- Data section -
[Start]
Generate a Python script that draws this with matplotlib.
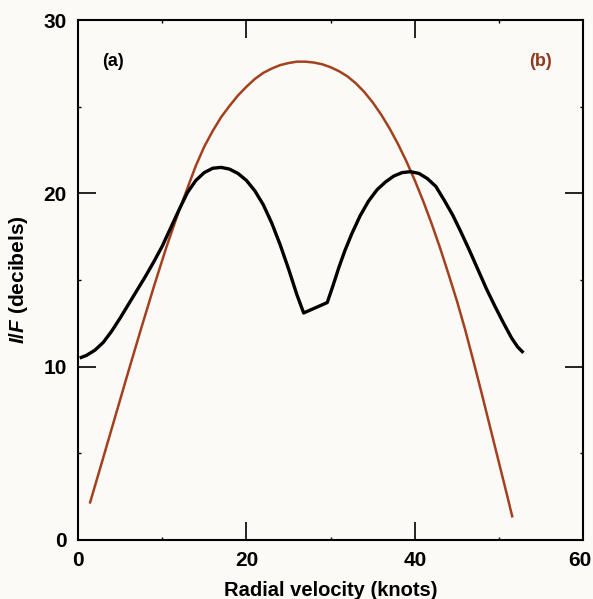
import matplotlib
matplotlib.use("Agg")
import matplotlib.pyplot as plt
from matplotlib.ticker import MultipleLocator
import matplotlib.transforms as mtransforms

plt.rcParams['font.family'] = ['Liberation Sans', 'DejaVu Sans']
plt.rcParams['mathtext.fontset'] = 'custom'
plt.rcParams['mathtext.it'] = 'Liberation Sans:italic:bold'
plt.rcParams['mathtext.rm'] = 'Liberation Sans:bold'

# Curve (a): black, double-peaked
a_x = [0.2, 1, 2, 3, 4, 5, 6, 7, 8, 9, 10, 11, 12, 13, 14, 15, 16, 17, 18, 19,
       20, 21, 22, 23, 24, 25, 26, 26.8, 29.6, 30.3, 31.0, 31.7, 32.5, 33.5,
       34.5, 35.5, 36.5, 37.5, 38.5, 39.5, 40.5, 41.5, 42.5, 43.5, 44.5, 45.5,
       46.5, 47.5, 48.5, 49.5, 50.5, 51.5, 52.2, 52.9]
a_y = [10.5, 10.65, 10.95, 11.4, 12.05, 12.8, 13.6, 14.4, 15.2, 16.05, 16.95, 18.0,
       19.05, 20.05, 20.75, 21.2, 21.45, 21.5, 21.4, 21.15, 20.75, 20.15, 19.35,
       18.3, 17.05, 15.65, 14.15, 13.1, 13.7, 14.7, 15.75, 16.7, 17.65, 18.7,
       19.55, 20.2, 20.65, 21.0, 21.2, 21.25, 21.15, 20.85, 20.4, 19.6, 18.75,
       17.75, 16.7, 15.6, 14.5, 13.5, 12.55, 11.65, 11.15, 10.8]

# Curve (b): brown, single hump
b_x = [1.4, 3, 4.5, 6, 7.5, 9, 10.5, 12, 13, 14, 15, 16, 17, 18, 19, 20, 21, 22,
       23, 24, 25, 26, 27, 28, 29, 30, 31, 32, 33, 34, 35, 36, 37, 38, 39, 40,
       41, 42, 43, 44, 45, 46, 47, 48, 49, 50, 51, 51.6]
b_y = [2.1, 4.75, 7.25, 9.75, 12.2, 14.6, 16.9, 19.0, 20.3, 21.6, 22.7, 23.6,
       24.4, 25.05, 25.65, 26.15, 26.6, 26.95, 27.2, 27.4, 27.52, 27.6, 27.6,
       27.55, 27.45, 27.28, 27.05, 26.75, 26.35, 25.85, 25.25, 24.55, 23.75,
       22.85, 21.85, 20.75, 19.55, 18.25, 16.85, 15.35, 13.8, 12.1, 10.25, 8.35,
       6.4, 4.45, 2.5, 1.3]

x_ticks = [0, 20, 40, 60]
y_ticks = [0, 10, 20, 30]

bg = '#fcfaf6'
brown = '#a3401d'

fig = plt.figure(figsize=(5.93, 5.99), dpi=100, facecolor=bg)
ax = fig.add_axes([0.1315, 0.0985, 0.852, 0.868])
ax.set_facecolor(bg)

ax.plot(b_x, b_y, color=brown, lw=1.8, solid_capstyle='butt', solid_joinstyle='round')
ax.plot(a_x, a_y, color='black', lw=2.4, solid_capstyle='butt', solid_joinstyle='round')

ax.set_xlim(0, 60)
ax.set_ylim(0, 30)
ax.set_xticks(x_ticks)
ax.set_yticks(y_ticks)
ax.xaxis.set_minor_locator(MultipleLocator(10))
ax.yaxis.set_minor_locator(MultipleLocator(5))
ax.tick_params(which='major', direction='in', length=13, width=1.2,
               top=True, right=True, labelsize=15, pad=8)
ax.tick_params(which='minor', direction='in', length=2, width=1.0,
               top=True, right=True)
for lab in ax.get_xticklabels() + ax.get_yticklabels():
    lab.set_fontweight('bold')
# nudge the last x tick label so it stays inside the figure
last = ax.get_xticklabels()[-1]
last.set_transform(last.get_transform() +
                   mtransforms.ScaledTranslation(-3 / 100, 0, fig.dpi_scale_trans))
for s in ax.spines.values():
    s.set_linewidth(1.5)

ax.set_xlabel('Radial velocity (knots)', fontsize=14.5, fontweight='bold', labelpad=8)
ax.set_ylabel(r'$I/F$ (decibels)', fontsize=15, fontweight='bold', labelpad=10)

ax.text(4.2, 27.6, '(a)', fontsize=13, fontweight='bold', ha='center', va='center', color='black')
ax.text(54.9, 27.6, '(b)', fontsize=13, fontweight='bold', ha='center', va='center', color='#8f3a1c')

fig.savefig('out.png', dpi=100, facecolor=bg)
[End]
[Start]
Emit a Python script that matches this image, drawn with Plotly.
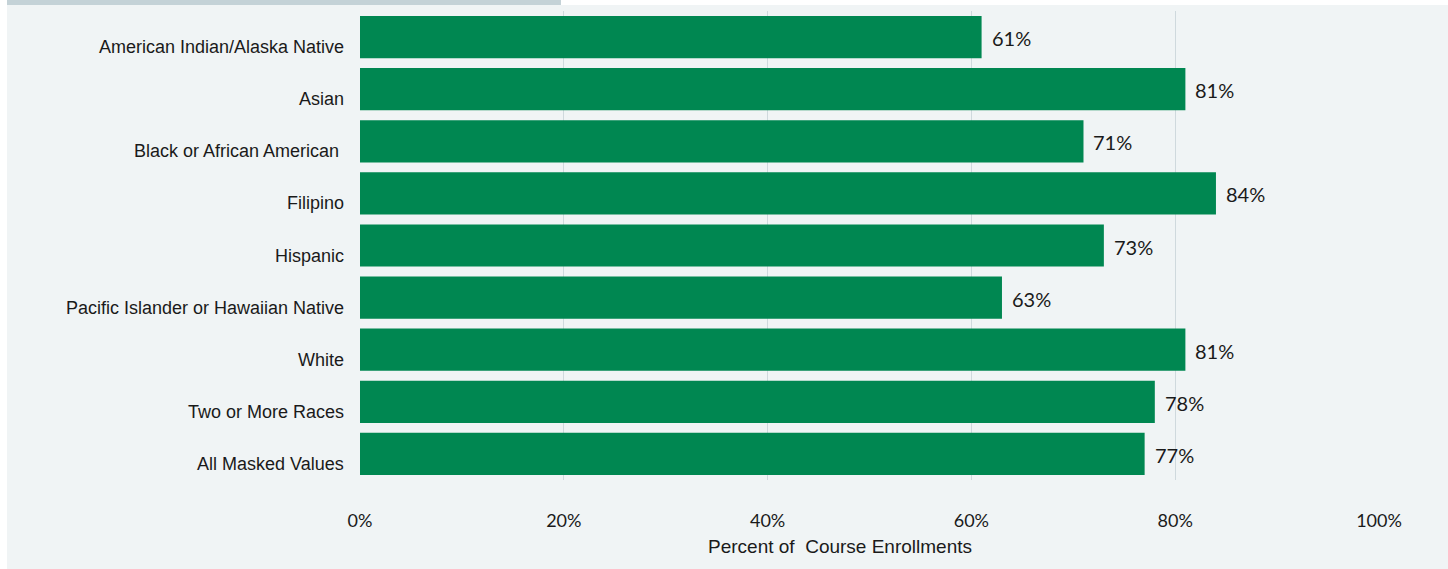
[End]
[Start]
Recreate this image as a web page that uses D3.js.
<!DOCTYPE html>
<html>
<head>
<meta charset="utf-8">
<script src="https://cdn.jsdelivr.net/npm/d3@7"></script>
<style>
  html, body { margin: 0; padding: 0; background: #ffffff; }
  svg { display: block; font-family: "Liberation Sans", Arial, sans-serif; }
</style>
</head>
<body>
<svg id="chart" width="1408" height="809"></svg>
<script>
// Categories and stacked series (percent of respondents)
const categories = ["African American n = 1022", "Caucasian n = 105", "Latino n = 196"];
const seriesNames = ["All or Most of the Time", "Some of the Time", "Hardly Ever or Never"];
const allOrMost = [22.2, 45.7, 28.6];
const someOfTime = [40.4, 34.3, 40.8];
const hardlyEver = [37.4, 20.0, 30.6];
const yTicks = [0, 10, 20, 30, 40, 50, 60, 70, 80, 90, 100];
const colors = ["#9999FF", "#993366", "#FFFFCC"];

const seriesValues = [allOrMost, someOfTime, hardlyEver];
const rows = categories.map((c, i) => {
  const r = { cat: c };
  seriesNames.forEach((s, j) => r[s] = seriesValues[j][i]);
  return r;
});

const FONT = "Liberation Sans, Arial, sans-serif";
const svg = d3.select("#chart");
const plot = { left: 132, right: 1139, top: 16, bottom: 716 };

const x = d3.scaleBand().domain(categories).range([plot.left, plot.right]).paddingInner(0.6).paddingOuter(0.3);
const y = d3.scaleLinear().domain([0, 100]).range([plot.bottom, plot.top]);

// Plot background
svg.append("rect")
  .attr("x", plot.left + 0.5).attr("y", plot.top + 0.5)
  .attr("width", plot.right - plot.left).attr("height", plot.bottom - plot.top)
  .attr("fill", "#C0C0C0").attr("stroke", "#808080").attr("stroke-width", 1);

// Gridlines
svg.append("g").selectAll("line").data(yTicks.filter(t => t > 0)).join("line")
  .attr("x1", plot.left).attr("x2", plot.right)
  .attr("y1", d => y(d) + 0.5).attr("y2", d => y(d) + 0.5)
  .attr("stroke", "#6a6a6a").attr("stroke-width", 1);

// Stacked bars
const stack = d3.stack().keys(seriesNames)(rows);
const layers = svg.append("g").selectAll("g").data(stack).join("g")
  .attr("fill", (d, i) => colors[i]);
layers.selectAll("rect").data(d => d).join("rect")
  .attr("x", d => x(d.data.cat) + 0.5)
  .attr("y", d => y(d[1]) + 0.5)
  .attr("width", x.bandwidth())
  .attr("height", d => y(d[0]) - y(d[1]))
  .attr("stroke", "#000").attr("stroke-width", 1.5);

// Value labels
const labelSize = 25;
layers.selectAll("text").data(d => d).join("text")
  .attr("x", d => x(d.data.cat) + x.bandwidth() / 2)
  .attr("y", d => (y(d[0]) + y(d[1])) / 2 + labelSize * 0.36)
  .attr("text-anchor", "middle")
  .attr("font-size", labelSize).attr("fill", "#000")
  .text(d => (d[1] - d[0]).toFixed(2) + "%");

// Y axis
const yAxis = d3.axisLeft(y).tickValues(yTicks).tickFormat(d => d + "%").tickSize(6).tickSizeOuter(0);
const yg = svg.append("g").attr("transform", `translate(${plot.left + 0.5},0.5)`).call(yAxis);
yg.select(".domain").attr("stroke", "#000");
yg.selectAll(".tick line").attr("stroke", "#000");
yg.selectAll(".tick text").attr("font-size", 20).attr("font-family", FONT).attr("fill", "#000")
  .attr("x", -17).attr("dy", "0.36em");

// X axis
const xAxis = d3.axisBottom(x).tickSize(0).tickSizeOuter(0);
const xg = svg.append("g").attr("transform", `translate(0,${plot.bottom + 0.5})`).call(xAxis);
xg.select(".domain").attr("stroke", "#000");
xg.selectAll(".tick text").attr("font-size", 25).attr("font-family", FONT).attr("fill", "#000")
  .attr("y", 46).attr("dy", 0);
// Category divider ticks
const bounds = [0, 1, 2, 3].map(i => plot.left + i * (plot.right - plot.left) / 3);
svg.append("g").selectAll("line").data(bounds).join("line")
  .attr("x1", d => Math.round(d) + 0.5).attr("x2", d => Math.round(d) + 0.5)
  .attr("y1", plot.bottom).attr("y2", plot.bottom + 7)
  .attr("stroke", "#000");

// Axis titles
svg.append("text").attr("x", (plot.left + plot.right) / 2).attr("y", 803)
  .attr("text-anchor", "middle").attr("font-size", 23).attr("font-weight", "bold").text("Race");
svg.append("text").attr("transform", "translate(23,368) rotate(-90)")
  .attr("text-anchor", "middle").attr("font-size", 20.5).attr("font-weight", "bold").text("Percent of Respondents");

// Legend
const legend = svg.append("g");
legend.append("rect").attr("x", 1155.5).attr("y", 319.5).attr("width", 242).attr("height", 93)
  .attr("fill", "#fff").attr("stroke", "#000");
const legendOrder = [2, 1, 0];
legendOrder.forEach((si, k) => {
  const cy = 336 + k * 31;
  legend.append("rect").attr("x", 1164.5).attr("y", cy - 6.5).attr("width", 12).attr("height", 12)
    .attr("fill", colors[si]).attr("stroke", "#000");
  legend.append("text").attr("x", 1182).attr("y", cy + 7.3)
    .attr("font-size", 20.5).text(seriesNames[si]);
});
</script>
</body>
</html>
[End]
- Aim of the task -
Keep the pictures out, and extract only the lines that begin at the one containing "Generate a Python" and end at the one containing "plt.rcParams['mathtext.rm'] = 'Liberation", inclusive.

- Exercise result -
Generate a Python script that draws this with matplotlib.
import matplotlib
matplotlib.use("Agg")
import matplotlib.pyplot as plt
from matplotlib.ticker import MultipleLocator
import matplotlib.transforms as mtransforms

plt.rcParams['font.family'] = ['Liberation Sans', 'DejaVu Sans']
plt.rcParams['mathtext.fontset'] = 'custom'
plt.rcParams['mathtext.it'] = 'Liberation Sans:italic:bold'
plt.rcParams['mathtext.rm'] = 'Liberation Sans:bold'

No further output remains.